**TASK STATEMENT**
The copy must start at the line that contains "Generate a component" and finish at the line that contains "const ratioLabelAt = [74.9, 80.0, 86.8];", reproducing each line exactly. Any picture in that span is omitted.

**SOURCE DATA**
◆ ◆ ◆ ◆ ◆ ◆ ◆
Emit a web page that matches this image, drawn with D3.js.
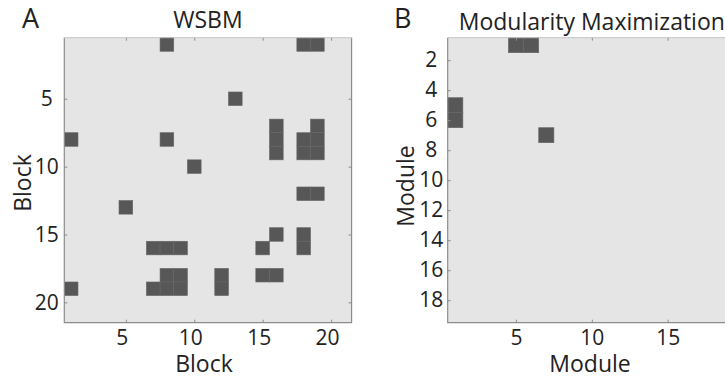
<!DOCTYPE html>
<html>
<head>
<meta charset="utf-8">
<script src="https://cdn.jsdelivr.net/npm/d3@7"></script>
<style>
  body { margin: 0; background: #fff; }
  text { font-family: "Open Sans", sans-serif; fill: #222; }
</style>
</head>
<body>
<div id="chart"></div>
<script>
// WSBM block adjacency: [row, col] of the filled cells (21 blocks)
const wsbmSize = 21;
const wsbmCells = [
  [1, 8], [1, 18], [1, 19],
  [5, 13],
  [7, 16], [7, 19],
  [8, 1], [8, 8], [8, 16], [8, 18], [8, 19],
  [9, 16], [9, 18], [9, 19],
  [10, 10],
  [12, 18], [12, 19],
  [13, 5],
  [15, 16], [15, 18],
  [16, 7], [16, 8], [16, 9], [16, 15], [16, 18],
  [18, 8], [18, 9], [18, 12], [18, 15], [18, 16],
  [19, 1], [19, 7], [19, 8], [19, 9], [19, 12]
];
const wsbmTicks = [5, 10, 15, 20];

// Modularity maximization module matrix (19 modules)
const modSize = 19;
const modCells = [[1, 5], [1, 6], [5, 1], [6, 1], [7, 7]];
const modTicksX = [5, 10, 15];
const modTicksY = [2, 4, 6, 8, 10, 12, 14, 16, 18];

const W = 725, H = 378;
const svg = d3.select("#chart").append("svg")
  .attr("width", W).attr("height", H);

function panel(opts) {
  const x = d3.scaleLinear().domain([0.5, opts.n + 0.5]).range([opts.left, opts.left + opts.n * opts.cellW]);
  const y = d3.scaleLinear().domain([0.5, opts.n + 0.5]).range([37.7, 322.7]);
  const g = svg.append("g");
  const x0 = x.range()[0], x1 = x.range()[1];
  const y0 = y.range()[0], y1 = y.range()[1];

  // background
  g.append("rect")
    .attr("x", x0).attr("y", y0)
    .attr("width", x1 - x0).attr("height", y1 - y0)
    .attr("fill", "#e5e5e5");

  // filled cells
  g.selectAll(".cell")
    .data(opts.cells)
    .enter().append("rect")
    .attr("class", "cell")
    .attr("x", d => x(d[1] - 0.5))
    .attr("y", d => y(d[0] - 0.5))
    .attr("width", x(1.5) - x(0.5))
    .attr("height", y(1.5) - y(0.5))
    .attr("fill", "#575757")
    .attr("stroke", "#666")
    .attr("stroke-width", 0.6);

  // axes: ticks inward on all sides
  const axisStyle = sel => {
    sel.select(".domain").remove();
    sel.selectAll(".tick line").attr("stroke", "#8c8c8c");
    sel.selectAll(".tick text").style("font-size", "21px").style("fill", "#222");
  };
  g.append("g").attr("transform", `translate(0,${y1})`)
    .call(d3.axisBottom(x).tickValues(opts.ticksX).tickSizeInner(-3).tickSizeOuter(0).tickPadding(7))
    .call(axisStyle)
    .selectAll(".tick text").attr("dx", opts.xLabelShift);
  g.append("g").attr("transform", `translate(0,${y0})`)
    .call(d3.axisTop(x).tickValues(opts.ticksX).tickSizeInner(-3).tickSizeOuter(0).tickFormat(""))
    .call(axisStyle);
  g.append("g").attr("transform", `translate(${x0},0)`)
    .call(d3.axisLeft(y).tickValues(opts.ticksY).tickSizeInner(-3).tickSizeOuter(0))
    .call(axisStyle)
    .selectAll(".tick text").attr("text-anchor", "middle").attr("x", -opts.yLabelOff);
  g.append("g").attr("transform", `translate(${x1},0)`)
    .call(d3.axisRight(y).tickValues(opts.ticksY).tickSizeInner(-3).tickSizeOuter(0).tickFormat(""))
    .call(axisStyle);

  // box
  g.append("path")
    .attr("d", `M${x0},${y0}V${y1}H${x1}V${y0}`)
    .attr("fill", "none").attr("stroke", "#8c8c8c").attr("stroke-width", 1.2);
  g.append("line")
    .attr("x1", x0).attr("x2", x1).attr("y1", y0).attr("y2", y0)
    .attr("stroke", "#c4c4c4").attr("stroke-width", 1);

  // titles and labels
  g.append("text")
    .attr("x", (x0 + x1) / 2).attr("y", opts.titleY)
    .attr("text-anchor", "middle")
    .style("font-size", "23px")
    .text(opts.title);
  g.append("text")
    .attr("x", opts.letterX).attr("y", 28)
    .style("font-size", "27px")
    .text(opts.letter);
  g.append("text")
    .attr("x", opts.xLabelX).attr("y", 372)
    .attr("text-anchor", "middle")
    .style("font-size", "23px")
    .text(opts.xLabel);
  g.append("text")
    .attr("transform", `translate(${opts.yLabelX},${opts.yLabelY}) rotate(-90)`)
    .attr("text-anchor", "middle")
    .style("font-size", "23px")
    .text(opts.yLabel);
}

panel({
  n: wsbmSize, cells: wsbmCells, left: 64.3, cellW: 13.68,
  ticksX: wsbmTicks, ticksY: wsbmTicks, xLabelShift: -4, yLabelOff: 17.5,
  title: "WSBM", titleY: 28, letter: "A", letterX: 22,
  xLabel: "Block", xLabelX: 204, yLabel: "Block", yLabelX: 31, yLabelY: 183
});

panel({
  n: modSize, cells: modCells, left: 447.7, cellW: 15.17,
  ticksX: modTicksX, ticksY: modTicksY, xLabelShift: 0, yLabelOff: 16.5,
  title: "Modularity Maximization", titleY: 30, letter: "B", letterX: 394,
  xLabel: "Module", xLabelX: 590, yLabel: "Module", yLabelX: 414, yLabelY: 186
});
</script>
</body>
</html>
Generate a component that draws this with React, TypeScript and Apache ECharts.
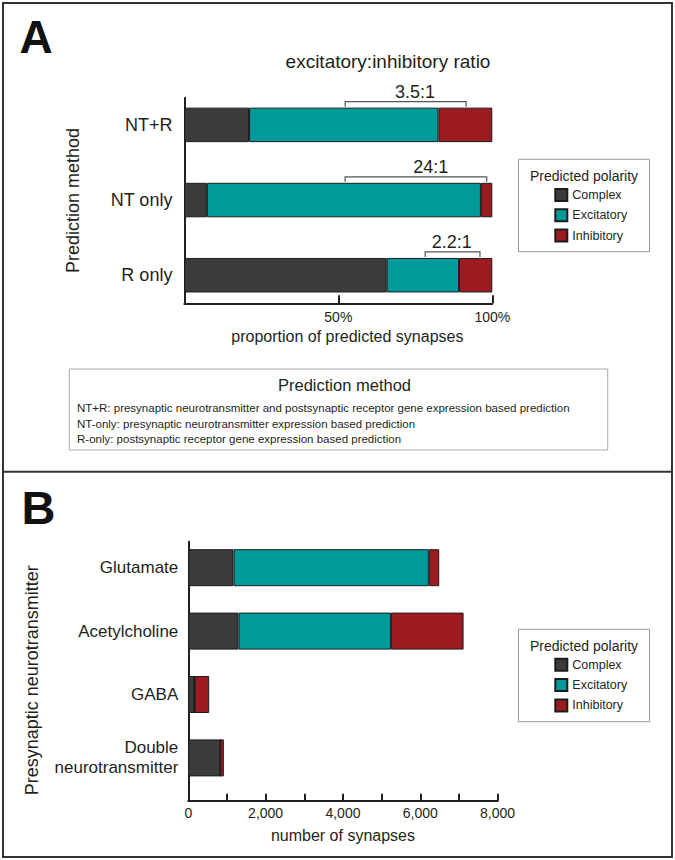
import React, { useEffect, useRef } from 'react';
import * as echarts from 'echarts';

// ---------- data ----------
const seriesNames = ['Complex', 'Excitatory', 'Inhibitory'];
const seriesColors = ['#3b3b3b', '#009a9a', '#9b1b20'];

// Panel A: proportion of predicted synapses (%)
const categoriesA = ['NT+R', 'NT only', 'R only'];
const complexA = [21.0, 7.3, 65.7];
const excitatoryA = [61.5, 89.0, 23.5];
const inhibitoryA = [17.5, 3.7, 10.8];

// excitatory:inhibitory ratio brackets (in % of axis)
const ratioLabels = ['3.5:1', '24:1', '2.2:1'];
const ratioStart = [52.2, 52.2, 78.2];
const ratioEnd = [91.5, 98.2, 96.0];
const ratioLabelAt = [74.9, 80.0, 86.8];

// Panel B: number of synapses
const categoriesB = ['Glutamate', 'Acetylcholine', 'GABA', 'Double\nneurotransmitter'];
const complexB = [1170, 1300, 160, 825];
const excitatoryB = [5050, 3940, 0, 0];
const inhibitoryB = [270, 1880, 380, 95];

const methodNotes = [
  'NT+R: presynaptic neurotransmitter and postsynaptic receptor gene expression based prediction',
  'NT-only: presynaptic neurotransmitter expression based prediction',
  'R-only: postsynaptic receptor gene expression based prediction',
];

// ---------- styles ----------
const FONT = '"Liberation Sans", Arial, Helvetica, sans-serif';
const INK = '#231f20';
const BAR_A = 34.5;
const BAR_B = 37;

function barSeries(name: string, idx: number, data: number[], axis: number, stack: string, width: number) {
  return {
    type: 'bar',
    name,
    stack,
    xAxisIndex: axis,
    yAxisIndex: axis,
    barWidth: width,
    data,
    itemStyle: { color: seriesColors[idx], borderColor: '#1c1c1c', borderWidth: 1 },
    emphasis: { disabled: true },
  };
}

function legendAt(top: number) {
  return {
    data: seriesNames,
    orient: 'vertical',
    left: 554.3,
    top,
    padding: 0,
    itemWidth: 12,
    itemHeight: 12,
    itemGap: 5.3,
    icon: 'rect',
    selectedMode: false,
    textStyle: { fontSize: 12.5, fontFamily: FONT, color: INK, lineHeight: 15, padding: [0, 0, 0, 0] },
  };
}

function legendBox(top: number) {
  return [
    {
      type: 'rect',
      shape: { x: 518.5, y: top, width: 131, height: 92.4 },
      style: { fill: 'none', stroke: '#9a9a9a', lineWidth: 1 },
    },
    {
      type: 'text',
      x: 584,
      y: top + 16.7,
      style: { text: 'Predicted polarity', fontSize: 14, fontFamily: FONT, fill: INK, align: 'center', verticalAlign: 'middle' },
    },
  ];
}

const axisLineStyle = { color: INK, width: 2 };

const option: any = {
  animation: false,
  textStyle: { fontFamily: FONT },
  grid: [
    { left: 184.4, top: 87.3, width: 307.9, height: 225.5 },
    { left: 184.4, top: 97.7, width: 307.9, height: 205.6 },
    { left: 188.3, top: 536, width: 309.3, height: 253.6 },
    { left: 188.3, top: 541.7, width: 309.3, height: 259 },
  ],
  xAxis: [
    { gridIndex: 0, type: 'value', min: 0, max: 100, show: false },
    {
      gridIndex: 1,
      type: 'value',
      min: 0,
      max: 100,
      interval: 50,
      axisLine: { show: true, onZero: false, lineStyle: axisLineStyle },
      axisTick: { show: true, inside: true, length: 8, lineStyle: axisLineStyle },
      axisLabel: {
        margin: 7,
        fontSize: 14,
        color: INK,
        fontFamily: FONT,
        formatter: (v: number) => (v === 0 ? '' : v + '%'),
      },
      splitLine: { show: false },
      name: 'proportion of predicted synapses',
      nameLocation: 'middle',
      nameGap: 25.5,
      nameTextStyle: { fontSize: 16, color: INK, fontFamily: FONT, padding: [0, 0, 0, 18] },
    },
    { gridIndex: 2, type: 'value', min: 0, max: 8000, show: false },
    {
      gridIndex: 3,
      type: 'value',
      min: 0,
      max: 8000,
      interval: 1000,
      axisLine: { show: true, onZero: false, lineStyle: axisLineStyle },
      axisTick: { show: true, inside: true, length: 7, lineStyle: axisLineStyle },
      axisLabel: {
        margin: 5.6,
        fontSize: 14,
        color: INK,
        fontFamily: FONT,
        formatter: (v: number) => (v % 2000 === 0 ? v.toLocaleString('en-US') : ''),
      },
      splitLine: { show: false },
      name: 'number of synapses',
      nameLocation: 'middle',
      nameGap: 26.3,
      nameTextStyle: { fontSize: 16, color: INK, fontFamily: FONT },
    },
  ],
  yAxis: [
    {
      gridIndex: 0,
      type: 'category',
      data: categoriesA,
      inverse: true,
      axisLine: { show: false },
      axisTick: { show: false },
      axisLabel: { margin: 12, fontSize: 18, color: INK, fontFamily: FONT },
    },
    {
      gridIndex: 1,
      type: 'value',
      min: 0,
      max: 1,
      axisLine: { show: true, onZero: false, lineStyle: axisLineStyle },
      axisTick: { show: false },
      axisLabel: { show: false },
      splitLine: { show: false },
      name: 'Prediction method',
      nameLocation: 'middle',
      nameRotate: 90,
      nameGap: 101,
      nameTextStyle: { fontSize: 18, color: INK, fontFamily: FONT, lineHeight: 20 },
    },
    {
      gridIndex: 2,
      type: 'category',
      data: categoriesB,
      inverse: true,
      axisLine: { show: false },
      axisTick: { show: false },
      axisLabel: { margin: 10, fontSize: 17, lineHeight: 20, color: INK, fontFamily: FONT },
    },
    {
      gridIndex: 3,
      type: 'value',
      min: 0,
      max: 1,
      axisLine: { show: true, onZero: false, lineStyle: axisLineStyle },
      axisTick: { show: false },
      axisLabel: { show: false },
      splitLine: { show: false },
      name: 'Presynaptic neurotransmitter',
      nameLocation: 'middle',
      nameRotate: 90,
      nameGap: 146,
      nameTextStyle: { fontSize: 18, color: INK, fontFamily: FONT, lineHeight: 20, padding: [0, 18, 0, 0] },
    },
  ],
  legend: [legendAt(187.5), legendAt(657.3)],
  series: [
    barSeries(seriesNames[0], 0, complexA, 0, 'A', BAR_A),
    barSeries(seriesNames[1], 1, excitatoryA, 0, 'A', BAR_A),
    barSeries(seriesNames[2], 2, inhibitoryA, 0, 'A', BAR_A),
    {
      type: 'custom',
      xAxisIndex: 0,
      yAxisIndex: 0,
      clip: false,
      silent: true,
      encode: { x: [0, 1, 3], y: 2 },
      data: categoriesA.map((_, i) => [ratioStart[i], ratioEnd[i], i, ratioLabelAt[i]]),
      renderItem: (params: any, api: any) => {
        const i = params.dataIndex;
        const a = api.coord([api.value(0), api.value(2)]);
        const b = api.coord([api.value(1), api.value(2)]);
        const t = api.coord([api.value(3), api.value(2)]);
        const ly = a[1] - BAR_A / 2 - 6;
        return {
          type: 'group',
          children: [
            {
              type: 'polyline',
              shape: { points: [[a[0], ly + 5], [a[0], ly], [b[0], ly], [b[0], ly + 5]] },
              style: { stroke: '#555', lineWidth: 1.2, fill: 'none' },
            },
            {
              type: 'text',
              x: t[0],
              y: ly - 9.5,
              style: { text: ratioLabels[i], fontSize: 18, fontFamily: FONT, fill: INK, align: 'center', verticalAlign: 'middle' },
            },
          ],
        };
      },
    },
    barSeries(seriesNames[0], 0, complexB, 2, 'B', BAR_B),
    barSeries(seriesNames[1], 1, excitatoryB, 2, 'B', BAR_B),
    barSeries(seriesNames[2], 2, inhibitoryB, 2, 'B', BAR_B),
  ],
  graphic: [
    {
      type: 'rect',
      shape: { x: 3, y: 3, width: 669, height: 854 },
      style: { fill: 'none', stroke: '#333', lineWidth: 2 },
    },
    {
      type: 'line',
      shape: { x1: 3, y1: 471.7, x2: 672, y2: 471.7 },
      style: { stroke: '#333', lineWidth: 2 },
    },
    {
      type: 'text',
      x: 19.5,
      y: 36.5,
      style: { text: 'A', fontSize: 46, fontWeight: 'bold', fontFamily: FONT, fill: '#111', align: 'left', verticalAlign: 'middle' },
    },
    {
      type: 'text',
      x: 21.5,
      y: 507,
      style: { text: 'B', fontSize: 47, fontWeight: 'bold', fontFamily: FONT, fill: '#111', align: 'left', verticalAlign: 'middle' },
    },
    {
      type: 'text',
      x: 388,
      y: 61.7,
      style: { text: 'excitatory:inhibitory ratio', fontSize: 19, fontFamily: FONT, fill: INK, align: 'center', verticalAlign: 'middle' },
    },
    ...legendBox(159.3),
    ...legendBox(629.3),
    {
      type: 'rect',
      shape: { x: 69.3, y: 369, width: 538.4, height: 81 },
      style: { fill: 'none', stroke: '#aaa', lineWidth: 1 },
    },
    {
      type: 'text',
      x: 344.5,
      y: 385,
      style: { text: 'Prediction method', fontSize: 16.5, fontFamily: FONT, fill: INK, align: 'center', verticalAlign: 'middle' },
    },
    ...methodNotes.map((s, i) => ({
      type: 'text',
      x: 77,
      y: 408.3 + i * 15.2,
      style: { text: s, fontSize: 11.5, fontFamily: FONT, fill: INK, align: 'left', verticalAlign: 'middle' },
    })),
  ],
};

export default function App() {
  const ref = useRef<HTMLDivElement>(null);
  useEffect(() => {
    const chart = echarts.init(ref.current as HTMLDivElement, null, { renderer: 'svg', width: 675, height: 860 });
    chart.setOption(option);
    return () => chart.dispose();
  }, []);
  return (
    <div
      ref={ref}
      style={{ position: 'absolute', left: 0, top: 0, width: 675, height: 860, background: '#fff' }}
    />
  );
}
◆ ◆ ◆ ◆ ◆ ◆ ◆
**SOLUTION FOR THIS EXERCISE**
Generate a component that draws this with React, TypeScript and Apache ECharts.
import React, { useEffect, useRef } from 'react';
import * as echarts from 'echarts';

// ---------- data ----------
const seriesNames = ['Complex', 'Excitatory', 'Inhibitory'];
const seriesColors = ['#3b3b3b', '#009a9a', '#9b1b20'];

// Panel A: proportion of predicted synapses (%)
const categoriesA = ['NT+R', 'NT only', 'R only'];
const complexA = [21.0, 7.3, 65.7];
const excitatoryA = [61.5, 89.0, 23.5];
const inhibitoryA = [17.5, 3.7, 10.8];

// excitatory:inhibitory ratio brackets (in % of axis)
const ratioLabels = ['3.5:1', '24:1', '2.2:1'];
const ratioStart = [52.2, 52.2, 78.2];
const ratioEnd = [91.5, 98.2, 96.0];
const ratioLabelAt = [74.9, 80.0, 86.8];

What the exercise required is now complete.